Pero, si la compatibilidad sexual pasa a verse como resultado, nos movemos en los términos que desarrollábamos antes: empatía, comunicación y comprensión mutua de dos personas que negocian cómo llevar a cabo una transacción beneficiosa para ambas.
Como asunto ético
Hemos hecho un complicado (espero que interesante) recorrido por las ideas de la compatibilidad en las relaciones. Como he querido explicar, la compatibilidad en lo sexual y la compatibilidad en los vínculos pueden entenderse de dos formas: como un dato que se da desde el principio, “somos compatibles si encajamos tal y como somos”, o como un resultado de un movimiento ético: “somos compatibles si nos preocupamos por comprender e integrar en nuestra visión la posición de la otra persona”. La compatibilidad, así, pasa a ser un asunto ético.

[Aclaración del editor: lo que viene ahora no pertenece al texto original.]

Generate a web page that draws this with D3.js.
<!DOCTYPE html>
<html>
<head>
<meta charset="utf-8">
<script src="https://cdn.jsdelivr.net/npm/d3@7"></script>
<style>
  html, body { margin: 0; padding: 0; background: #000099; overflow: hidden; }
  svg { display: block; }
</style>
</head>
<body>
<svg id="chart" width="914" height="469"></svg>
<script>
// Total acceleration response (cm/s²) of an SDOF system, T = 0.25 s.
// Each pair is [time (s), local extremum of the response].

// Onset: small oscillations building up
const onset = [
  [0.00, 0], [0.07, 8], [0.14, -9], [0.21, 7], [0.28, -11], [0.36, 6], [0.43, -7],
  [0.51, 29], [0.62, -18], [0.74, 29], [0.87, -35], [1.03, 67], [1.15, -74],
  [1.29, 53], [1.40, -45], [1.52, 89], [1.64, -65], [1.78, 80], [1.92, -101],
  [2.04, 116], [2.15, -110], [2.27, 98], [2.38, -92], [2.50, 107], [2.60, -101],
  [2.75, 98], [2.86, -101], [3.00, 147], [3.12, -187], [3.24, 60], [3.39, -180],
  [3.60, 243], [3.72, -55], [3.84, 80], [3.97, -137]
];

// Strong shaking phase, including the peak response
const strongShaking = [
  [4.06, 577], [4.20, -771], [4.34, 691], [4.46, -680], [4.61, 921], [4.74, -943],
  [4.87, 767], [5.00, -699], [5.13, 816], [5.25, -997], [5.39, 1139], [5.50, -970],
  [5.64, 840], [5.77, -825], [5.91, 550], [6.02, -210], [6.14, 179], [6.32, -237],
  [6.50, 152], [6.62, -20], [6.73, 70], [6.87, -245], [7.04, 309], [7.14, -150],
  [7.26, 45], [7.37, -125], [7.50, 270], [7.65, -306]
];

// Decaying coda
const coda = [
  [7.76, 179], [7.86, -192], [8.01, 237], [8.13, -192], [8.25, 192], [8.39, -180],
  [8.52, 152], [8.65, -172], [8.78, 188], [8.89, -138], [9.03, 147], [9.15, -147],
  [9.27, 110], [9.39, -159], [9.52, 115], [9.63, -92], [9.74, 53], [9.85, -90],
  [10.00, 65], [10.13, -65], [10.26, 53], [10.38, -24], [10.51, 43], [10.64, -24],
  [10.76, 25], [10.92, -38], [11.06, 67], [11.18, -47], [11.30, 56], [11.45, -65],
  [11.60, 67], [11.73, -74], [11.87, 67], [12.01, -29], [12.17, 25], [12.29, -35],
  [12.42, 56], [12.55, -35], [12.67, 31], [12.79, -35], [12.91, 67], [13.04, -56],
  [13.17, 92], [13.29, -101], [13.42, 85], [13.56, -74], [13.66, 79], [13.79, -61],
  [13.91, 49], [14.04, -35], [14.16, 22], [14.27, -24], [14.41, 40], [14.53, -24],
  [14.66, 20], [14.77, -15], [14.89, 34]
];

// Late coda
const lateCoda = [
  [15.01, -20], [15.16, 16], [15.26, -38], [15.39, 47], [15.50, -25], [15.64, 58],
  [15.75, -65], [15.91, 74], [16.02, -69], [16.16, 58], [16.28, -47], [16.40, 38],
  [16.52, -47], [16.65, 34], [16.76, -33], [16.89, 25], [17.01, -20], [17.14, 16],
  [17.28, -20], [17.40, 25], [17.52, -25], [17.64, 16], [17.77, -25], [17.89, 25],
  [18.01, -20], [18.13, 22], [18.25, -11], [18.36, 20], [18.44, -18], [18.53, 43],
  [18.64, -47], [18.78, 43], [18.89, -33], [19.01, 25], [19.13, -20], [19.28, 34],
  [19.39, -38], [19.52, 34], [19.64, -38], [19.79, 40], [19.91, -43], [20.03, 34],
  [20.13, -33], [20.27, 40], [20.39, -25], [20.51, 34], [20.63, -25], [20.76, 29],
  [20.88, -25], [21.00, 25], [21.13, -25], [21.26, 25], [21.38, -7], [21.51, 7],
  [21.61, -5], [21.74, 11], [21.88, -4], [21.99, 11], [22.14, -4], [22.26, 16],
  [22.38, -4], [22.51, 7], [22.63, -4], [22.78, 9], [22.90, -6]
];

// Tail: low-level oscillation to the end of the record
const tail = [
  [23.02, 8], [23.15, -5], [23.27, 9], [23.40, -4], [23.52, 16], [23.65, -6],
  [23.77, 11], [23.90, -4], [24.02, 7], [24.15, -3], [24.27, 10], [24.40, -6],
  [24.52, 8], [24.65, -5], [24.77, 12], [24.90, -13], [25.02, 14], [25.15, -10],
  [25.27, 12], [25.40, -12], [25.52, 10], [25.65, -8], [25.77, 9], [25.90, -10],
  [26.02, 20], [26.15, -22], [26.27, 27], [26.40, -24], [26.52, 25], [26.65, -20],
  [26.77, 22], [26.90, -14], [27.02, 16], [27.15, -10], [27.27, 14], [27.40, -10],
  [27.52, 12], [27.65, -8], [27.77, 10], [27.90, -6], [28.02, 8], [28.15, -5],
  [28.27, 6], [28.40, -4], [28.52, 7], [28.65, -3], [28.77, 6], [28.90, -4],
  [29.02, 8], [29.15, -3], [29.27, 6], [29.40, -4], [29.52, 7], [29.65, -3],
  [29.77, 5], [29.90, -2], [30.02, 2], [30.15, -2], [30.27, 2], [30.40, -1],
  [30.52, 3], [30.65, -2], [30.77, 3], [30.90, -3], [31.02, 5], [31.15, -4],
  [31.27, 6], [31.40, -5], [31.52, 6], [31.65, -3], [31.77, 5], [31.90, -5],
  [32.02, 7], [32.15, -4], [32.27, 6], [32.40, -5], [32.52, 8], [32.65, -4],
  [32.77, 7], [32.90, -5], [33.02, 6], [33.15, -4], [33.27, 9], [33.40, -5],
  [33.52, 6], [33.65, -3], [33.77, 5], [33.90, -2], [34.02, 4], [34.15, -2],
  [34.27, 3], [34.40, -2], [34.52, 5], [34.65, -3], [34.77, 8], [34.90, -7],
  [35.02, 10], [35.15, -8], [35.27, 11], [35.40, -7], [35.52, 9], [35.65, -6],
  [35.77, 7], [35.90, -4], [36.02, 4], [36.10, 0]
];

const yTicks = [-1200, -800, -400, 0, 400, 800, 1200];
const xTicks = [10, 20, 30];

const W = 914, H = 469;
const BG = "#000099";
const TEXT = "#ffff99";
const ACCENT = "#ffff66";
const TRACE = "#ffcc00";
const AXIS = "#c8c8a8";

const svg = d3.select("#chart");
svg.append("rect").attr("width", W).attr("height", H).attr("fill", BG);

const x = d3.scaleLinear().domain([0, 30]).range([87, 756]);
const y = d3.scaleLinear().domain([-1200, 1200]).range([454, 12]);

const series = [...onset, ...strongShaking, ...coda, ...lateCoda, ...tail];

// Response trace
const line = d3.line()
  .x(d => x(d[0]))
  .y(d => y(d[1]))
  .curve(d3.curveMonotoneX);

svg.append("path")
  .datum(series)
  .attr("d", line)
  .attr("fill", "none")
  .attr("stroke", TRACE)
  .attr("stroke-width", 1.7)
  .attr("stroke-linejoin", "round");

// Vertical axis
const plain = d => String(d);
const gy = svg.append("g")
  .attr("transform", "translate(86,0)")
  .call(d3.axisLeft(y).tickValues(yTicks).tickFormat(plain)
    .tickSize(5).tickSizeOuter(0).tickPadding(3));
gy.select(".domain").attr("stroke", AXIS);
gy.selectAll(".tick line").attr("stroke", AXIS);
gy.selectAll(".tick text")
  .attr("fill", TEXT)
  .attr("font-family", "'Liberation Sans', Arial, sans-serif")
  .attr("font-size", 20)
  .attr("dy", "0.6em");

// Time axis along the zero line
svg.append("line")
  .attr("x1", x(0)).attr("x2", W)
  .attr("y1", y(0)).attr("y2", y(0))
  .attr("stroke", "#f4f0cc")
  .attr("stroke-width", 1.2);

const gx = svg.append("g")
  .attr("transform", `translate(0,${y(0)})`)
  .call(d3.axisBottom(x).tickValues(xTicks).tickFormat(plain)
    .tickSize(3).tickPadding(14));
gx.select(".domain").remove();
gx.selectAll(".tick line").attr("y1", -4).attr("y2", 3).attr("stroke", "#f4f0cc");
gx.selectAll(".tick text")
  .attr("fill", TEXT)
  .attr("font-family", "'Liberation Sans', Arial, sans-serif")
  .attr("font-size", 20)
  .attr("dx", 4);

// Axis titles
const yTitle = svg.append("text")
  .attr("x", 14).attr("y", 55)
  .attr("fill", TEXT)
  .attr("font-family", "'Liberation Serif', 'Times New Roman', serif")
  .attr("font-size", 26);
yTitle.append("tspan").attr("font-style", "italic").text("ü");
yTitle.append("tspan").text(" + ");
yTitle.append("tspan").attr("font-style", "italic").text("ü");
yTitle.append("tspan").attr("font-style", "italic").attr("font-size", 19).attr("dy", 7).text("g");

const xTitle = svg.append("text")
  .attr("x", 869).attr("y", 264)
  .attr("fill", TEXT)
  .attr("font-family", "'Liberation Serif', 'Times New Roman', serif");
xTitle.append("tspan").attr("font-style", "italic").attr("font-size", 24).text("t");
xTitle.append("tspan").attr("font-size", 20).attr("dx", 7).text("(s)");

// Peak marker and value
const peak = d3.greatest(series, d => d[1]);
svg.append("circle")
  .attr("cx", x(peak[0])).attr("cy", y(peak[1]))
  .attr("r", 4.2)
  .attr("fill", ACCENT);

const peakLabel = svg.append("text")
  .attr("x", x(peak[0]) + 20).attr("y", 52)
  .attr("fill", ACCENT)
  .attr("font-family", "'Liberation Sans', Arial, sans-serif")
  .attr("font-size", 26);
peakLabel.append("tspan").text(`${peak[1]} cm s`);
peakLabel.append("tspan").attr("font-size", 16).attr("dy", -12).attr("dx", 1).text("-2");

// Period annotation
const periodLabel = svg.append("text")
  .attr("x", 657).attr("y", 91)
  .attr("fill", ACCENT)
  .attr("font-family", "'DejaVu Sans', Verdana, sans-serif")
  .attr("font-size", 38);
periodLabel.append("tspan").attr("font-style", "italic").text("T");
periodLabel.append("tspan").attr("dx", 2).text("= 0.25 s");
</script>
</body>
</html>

Por último, me gustaría aclarar que la compatibilidad no necesariamente va de la mano con relaciones igualitarias, desde una perspectiva feminista. Desde el punto de vista del hombre en relaciones sexoafectivas hetero, podría entenderse que la compatibilidad como ejercicio ético nos hace más igualitarios. Pero la com-patibilidad, cercana a la com-pasión, habla de aproximarse a una comprensión que es condición necesaria para el cambio, pero no condición suficiente. Nos hace más sensibles y quizá conscientes de las desigualdades que viven nuestras compañeras, pero también es necesario un trabajo de deconstrucción y reconfiguración para traducir esa sensibilidad en cambio real en nuestras vidas.